Appreciate your advice.


----------



## buffie (May 31, 2010)

Elsbells said:


> So, Mr Tiger (2 year old neut male) will have been with us 4 weeks next monday and keeps looking wistfully from the bedroom window (though when the front door has been left open momentarily, he's not darted for it, thankfully).
> 
> Given that he was a stray, living off the kindness of neighbours for 4 months prior to being at the rescue, should we keep him in a while longer?
> 
> ...


Hi .Are you sure he wants to go out .Looking out windows and being interested is something all cats do,doesnt mean he actually wants to go out.I'm an indoor fan so find it difficult to advise.I would definitely leave it as long as possible and as you say do it on an empty tank.If he will allow it get a harness to take him out in the garden for a while before allowing freedom.I assume your area is a safe one for cats to roam ie traffic,school kids,loose dogs ect.Good luck to both you and Mr.Tigger when the time comes to untie the apron strings.


----------



## Catlover2 (Oct 12, 2009)

I think we kept our ex-stray in for about 6 weeks. It was hell as he howled and paced most of the time! I was worried that having been a stray he would take off. We got him in March 2010 and he got into the habit of disappearing for days even though we had installed cat fencing first, he found everyway of getting over it or making holes in the fence panels, digging under etc. It's only within the last couple of months that he seems to have accepted that this is his home and he comes back everyday and is in every night. 
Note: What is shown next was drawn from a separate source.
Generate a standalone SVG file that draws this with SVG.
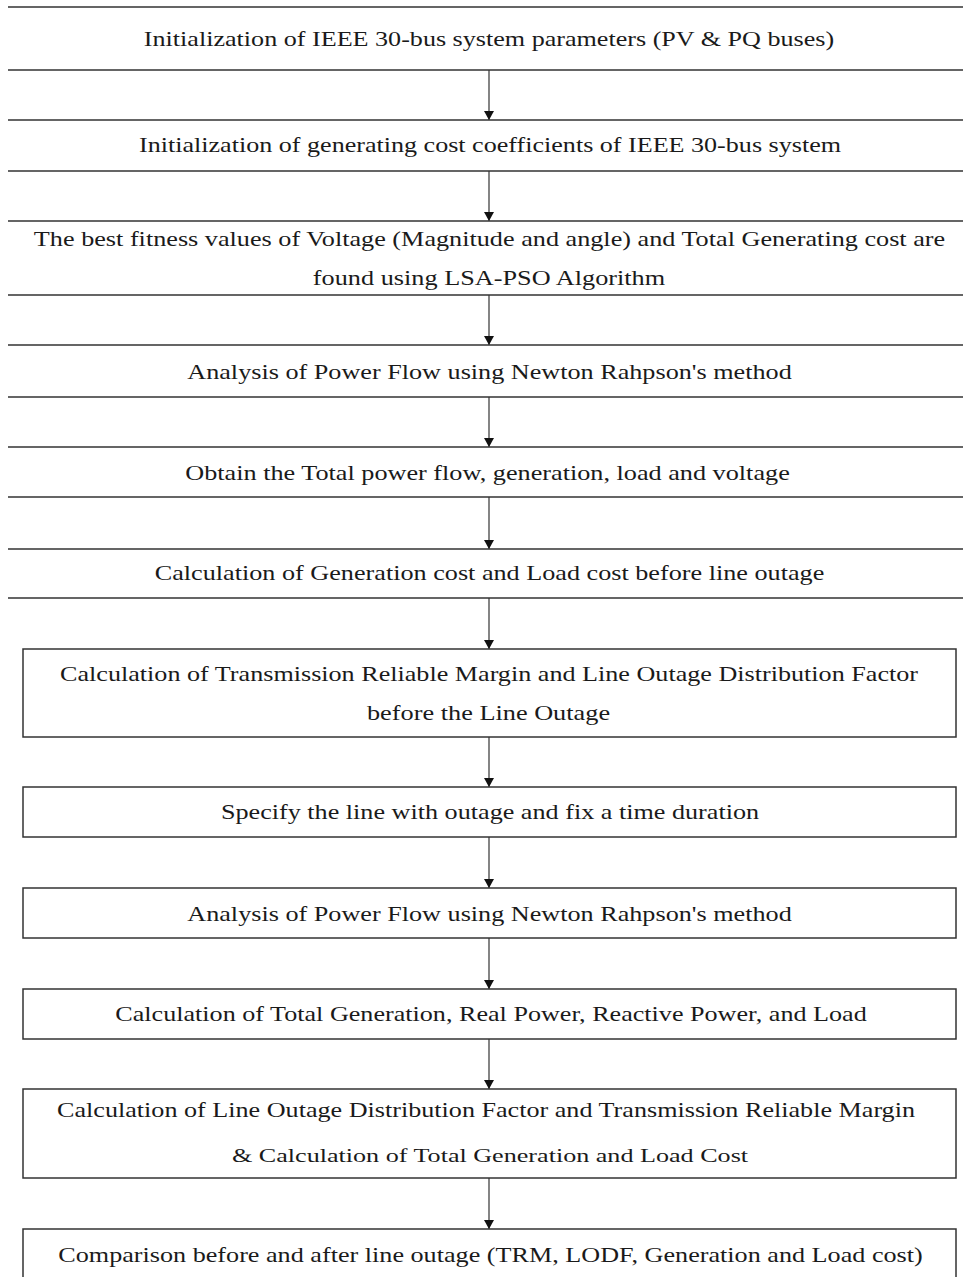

It's a difficult one with strays I think and no doubt my post will have done nothing to reassure you  It has turned out to be very rewarding although extremely frustrating at times!

Good Luck!
~x~


----------



## Elsbells (Feb 18, 2011)

Thanks for the advice.

The wistfulness (if indeed that's what it was rather than just keen interest in the outside world from his window - thanks Buffie) turned into more determined and passionate requests to go outside since we let him explore the garden on a borrowed cat harness. 

Wish I hadn't done that now, but I was preparing to let him go on supervised visits from monday (4 weeks). Decided to make it longer now (see seperate post).

I really wanted him to able to go out as we have woods & fields around us, and also, I have 3 children who are full of life when they come home from school and I wanted him to be able to pop out when he wants a break from family life and some peace & quiet away from the house.


----------



## lucylocket35 (Feb 5, 2011)

We've had Artie for 4 weeks come sunday. he has paid no interest at all to the outside world. he doesn't sit on the windowsills, he goes nowhere near the door. He was found having been struck by a car, very skinny and had oviously been straying for a while. I have come to the coclusion he knows where he is safest and is sticking to it! We live in the sticks so lots of nice fields for him to mooch in, so its a bit of shame, but then if he was out I would be a bag of nerves! I'm neurotic enough as it is :lol:


----------



## Lulu's owner (May 1, 2009)

I would begin to let him out just for a couple of minutes and get him back in once he's explored the garden and no further (making sure he's hungry, like you say). Letting them out for the first time in slightly nasty weather is a good idea and of course make sure it's not dawn or dusk or he won't want to come back if he's a bit of a hunter.

My cats have all been strays and I've never lost one yet, but close supervision is very important to start off with, as you realise.


----------